08:48, April 10, 2013

It has become a habit for Yuan Yue to spend an hour or so daily on Weibo, checking up on updates by friends and posts from her favorite accounts. Studying journalism at a foreign studies university in Beijing, Yuan follows a bunch of accounts run by foreign news organizations, which are gaining momentum on Weibo by putting up their stories and interacting with Chinese audiences.

Web of intrigue

One of Yuan's favorite foreign media accounts, the Chinese website of Japanese newspaper Asahi Shimbun, became very popular after they started posting a daily entry in June last year called "oyasumi", meaning "good night" in English. The posts traditionally used a few Chinese characters as a humorous or sarcastic hint at a news story. Many Chinese Web users began taking part in this nightly riddle.

"It turns out these two things are what the Chinese are most unhappy about," read one good night post on March 2, with a picture featuring two Chinese characters - ru fang, meaning women's breasts when put together but milk and houses when read separately. The post implied restrictions placed on Chinese mainland customers purchasing milk powder in Hong Kong, while also riffing on a State Council announcement that homeowners would face a tax bill of up to 20 percent on profits from house sales.

The post was forwarded more than 27,800 times, with many commenting that the two characters stroke the right chord with the anxious Chinese public.
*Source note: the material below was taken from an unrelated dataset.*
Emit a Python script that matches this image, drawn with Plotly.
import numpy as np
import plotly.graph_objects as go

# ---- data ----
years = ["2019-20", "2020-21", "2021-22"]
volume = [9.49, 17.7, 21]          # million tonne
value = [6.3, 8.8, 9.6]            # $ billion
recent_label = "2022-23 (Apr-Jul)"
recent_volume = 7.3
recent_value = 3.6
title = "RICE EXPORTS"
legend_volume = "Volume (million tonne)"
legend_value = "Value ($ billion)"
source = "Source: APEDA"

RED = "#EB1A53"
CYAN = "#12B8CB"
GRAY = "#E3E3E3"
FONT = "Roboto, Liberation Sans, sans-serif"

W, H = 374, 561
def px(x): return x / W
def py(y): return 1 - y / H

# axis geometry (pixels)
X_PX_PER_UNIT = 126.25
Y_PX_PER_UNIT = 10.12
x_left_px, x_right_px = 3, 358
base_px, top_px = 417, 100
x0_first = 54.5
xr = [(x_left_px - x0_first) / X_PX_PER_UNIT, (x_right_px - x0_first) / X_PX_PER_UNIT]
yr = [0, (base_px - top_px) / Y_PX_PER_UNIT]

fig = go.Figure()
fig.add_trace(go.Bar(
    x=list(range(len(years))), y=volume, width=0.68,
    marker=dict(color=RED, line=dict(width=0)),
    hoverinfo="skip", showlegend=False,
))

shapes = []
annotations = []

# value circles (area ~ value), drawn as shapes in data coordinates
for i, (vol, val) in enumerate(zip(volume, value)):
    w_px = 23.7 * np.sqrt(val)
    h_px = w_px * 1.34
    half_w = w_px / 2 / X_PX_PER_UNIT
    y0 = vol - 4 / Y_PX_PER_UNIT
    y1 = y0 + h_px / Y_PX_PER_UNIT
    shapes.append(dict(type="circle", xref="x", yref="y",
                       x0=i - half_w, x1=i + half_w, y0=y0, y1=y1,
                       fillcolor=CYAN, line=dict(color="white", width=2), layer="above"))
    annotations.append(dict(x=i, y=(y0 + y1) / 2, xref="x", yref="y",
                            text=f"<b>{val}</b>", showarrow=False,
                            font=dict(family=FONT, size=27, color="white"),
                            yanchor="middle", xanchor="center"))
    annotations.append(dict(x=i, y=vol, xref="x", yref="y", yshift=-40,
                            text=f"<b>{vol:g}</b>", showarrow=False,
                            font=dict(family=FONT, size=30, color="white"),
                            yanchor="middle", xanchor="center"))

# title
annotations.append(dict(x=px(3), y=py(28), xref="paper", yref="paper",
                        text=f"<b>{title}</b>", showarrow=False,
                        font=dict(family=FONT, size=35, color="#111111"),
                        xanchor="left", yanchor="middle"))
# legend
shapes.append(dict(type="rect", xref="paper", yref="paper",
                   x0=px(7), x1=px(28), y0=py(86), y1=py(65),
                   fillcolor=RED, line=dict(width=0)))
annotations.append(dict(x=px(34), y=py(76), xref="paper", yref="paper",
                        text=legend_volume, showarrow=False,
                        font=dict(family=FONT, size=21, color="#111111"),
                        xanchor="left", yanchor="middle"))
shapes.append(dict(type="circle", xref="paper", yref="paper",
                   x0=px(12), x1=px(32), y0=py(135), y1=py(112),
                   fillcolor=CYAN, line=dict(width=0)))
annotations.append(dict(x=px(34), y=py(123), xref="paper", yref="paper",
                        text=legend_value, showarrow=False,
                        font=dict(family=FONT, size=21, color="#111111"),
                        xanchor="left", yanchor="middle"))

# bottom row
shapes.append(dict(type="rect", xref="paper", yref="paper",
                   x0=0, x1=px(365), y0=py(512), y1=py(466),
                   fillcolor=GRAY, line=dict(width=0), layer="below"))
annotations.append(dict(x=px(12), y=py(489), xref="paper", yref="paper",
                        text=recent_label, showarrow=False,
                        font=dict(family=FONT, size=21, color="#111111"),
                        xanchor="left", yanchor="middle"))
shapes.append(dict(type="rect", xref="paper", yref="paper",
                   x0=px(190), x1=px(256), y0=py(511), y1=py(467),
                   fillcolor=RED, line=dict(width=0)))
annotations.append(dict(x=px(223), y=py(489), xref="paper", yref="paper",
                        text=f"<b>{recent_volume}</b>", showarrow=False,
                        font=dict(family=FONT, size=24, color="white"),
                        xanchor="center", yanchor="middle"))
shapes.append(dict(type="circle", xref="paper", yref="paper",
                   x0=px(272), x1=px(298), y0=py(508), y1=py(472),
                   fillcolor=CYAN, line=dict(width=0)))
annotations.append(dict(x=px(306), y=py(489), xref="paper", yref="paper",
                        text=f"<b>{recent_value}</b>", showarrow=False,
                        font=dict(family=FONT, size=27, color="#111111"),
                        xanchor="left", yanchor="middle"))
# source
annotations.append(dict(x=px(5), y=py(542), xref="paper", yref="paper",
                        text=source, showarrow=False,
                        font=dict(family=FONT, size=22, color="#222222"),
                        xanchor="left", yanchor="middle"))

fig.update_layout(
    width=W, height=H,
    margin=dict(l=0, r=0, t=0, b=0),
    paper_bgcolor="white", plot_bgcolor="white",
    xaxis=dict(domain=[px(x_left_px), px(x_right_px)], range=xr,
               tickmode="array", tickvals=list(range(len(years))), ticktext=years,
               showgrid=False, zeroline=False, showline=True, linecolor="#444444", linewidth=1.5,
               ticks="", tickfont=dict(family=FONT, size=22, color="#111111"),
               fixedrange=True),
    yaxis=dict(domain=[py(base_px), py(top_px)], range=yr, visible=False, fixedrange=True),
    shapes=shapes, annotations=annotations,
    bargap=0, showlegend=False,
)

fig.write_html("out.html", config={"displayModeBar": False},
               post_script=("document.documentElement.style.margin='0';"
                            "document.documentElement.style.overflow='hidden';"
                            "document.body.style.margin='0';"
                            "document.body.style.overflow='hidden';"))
"I like this creative way of story-telling, as well as their funny and friendly tone," Yuan told the Global Times. The good night posts cover a wide range of topics - food safety, pollution, government scandals, anti-Japanese protests, and whatever triggers widespread Weibo discussion. The account has attracted more than 340,000 followers so far.

Starting their microblog in February 2011, Asahi Shimbun first used the Weibo platform to popularize their biweekly online Chinese magazine Fresh Japan.

The newspaper established an official Chinese website in April 2012, with its editorial team based in Tokyo, and organized a team of five, including two Chinese employees, to manage a Weibo account. Besides posting their own stories, they re-post and comment on reports from Chinese media, and approach Web users in a more intimate way by making jokes or even mocking their own Japanese origins.

"Our goal is to deliver information that readers can relate to, since it is meaningless if a good report doesn't draw any readers," Tsuyoshi Nojima, editor-in-chief with Asahi Shimbun's Chinese website who also leads the Weibo team, told the Global Times. The website tries to gain popularity and being less aloof is a good way to win hearts, he explained.